— start Provided records —

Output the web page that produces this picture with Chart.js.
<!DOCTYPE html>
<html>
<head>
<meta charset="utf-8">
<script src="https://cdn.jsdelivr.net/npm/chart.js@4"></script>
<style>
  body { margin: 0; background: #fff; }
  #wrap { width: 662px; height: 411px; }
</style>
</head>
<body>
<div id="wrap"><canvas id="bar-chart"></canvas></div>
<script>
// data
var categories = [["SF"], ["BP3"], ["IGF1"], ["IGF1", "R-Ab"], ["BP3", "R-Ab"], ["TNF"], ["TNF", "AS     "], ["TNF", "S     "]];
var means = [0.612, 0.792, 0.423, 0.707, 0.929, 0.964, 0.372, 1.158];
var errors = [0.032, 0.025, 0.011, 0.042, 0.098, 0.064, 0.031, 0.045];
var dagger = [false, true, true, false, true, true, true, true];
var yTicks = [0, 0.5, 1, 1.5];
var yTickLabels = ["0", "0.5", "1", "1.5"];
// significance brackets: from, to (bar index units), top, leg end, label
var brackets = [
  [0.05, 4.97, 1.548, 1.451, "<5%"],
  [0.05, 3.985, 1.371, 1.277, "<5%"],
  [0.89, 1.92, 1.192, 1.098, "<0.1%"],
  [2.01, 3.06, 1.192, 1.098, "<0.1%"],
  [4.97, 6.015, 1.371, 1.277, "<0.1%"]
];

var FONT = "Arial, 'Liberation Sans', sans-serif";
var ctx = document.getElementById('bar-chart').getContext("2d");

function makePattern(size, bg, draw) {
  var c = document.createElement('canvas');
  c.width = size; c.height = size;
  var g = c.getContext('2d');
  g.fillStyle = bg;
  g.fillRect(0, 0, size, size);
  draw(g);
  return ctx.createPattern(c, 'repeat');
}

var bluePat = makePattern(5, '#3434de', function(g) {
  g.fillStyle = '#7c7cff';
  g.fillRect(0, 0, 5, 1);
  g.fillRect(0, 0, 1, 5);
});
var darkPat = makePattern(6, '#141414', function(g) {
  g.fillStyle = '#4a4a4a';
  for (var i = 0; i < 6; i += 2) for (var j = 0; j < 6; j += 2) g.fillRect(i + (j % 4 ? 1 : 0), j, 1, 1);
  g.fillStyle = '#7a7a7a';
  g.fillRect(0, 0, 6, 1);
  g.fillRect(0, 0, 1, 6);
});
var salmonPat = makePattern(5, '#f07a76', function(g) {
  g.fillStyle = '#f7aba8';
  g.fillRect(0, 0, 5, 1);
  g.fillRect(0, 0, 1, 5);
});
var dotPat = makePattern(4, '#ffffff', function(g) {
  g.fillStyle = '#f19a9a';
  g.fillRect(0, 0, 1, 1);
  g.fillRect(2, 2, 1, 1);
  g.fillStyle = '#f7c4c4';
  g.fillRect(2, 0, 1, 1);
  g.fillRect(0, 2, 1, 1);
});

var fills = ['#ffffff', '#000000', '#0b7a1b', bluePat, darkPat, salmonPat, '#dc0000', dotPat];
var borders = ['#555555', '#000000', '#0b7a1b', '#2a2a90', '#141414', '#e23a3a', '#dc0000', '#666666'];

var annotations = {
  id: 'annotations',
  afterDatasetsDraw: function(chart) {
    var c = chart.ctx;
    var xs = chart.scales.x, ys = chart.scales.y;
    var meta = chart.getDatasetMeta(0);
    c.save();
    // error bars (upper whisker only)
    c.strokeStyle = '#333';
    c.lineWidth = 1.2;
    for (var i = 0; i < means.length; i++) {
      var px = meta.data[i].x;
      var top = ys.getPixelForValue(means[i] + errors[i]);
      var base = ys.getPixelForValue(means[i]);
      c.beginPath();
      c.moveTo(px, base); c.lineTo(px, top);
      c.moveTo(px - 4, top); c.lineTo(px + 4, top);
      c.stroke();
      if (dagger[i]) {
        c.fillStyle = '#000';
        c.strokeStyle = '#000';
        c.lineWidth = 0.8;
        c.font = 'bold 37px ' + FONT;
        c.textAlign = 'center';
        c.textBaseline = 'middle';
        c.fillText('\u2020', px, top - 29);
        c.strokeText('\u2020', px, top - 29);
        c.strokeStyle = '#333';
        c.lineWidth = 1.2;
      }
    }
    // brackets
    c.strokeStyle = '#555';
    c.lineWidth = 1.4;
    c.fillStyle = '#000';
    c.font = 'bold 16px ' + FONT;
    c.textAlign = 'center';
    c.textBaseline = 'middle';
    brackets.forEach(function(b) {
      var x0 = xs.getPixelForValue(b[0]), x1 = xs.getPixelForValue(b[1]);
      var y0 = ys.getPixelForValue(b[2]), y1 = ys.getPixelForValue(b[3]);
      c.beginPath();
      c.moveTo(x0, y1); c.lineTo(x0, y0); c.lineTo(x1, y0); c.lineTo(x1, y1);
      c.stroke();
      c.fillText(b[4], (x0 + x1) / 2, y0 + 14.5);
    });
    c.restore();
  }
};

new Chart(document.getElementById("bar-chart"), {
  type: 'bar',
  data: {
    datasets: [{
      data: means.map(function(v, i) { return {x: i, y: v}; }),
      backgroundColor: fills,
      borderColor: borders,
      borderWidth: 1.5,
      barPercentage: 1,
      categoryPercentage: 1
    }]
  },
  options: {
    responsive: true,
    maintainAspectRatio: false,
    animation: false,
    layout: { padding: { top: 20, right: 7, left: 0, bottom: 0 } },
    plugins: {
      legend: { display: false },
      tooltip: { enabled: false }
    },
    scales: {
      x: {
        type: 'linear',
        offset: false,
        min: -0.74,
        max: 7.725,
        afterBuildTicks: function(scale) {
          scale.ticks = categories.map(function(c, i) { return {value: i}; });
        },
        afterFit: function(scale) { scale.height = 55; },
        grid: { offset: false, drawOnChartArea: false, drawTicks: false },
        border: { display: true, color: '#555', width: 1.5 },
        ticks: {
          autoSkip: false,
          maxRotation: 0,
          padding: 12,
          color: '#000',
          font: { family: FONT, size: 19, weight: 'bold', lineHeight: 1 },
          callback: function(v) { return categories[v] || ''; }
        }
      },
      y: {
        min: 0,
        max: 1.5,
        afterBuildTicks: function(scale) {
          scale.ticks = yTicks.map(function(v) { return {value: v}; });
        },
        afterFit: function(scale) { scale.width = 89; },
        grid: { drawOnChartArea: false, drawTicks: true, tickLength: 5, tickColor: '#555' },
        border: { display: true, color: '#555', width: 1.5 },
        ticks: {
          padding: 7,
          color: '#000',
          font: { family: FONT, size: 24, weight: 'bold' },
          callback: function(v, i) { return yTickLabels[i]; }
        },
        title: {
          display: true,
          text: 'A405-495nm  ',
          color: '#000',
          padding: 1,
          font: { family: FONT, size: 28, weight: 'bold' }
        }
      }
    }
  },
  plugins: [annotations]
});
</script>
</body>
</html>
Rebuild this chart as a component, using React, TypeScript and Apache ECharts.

— end Provided records —

▶ Problem statement: Copy each line of the records above that carries the word "this".

▶ Response:
Output the web page that produces this picture with Chart.js.
Rebuild this chart as a component, using React, TypeScript and Apache ECharts.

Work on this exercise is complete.